Giovanni Arrighi, Adam Smith a Pechino (Feltrinelli)
Non si può capire l’ascesa cinese se non la si inserisce in una comprensione più vasta dei cicli dell’economia mondiale. Dopo avere annunciato la fine del secolo americano fin dagli anni Ottanta e Novanta assieme ai suoi sodali del Fernand Braudel Center, nel suo ultimo libro Arrighi annunciava l’inizio di una nuova era. Non a caso si tratta di uno storico dell’economia formato sulla lettura dei classici del marxismo: un arsenale di ferri vecchi che si è dimostrato particolarmente efficace per prevedere che il nostro modello di sviluppo si stava incartando. Arrighi sostiene che l’esperienza del cosiddetto “socialismo con caratteristiche cinesi” sembra realizzare la visione formulata da Adam Smith nella La ricchezza delle nazioni, testo fondatore dell’economia politica: un mercato irreggimentato dallo stato, una forma nuova e più sostenibile di capitalismo. Una lettura ottimistica, forse troppo?
René Girard, Portando Clausewitz all’estremo (Adelphi)

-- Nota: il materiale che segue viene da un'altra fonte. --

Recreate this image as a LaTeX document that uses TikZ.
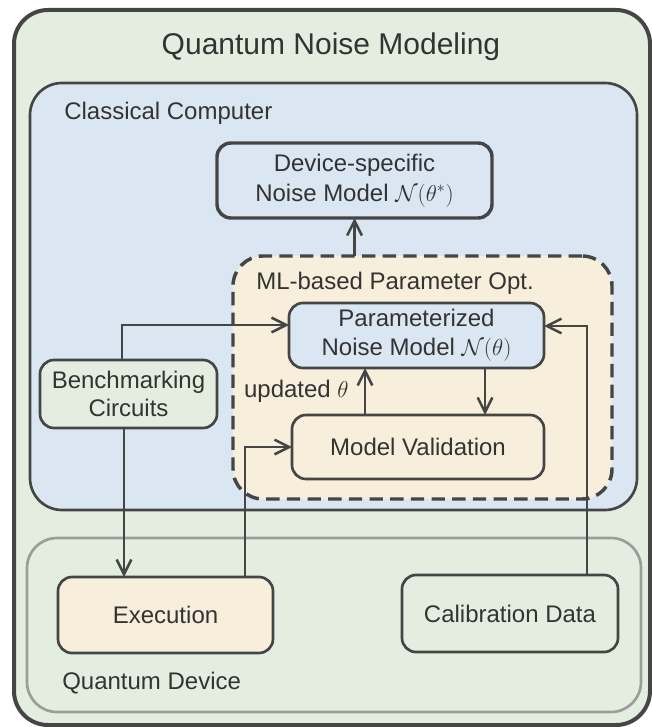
\documentclass[tikz,border=0pt]{standalone}
\usepackage{fontspec}
\setmainfont{Liberation Sans}
\usetikzlibrary{arrows.meta,calc}
\definecolor{linegray}{HTML}{454545}
\definecolor{textgray}{HTML}{333333}
\definecolor{framegray}{HTML}{9C9C9C}
\definecolor{greenbg}{HTML}{E3EEE0}
\definecolor{bluebg}{HTML}{DAE7F3}
\definecolor{creambg}{HTML}{F7EEDC}

\begin{document}
\begin{tikzpicture}[x=0.75pt,y=-0.75pt,
  group/.style={draw=linegray, line width=2pt, inner sep=0pt, outer sep=0pt},
  box/.style={draw=linegray, line width=2pt, rounded corners=10.5pt, inner sep=0pt,
    outer sep=0pt, align=center, text=textgray, font=\fontsize{18}{21.5}\selectfont},
  grouplabel/.style={anchor=west, inner sep=0pt, text=textgray, font=\fontsize{18}{21.5}\selectfont},
  flow/.style={draw=linegray, line width=1.9pt,
    -{Straight Barb[length=11pt,width=11pt,line width=1.9pt]}}]
\useasboundingbox (0,0) rectangle (652,727);
%CONTAINERS
\node[group, fill=greenbg, line width=3pt, rounded corners=25.5pt,
  minimum width=477pt, minimum height=536.25pt] (outer) at (332,367.5) {};
\node[group, fill=bluebg, rounded corners=24pt,
  minimum width=455.25pt, minimum height=320.25pt] (classical) at (333.5,296.5) {};
\node[group, draw=framegray, rounded corners=22.5pt,
  minimum width=460.5pt, minimum height=130.5pt] (quantum) at (334,625) {};
\node[group, fill=creambg, line width=2.6pt, dash pattern=on 10pt off 5.5pt, rounded corners=22.5pt,
  minimum width=284.25pt, minimum height=182.25pt] (optbox) at (422.5,377.5) {};
%LABELS
\node[text=textgray, font=\fontsize{22.5}{27}\selectfont] (title) at (331,47) {Quantum Noise Modeling};
\node[grouplabel] (cclabel) at (64,113) {Classical Computer};
\node[grouplabel] (optlabel) at (256,283) {ML-based Parameter Opt.};
\node[grouplabel] (qdlabel) at (62,683) {Quantum Device};
%BOXES
\node[box, fill=bluebg, line width=2.6pt, minimum width=206.25pt, minimum height=56.25pt,
  font=\fontsize{18}{22.5}\selectfont] (device) at (354.5,180.5)
  {Device-specific\\Noise Model $\mathcal{N}(\theta^{*})$};
\node[box, fill=bluebg, minimum width=191.25pt, minimum height=48.75pt] (param) at (416.5,335.5)
  {Parameterized\\Noise Model $\mathcal{N}(\theta)$};
\node[box, fill=greenbg, minimum width=132.75pt, minimum height=51pt] (bench) at (128.5,394)
  {Benchmarking\\Circuits};
\node[box, fill=creambg, minimum width=189pt, minimum height=48pt] (valid) at (418,447)
  {Model Validation};
\node[box, fill=creambg, minimum width=161.25pt, minimum height=57pt] (exec) at (165.5,615)
  {Execution};
\node[box, fill=greenbg, minimum width=162pt, minimum height=57.75pt] (calib) at (510,613.5)
  {Calibration Data};
%optimisation to device model
\draw[flow] (device.south |- optbox.north) -- (device.south);
%bench to param
\draw[flow] ($(bench.north)+(-6.5,0)$) |- ($(param.west)+(0,-10.5)$);
%bench to execution
\coordinate (bdown) at ($(bench.south)+(-4.5,0)$);
\draw[flow] (bdown) -- (bdown |- exec.north);
%execution to validation
\draw[flow] ($(exec.north)+(79.5,0)$) |- (valid.west);
%calibration to param
\draw[flow] ($(calib.north)+(77,0)$) |- ($(param.east)+(0,-9.5)$);
%param to validation
\coordinate (pdown) at ($(param.south)+(68.5,0)$);
\draw[flow] (pdown) -- (pdown |- valid.north);
%validation to param
\coordinate (vup) at ($(valid.north)+(-53,0)$);
\draw[flow] (vup) -- node[left=8pt, text=textgray, font=\fontsize{18}{21.5}\selectfont]
  {updated $\theta$} (vup |- param.south);
\end{tikzpicture}
\end{document}
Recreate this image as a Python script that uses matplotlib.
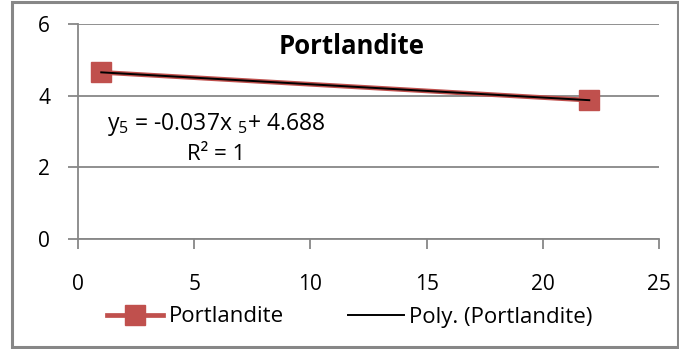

Dopo aver teorizzato per tutta la vita la rivalità prodotta dalla somiglianza, dai classici della letteratura agli antichi miti, nel suo ultimo libro René Girard accennava al mimetismo tra cinesi e americani. Perché nell’inseguire lo sviluppo occidentale presto la Cina finirà per essere un’immagine speculare degli Stati Uniti. Così il filosofo azzardava una profezia che l’elezione di Trump ha in qualche modo reso plausibile: “Il conflitto avrà luogo. Avverrà nel momento in cui l’indifferenziazione tra i due avversari avrà raggiunto un punto di non ritorno”.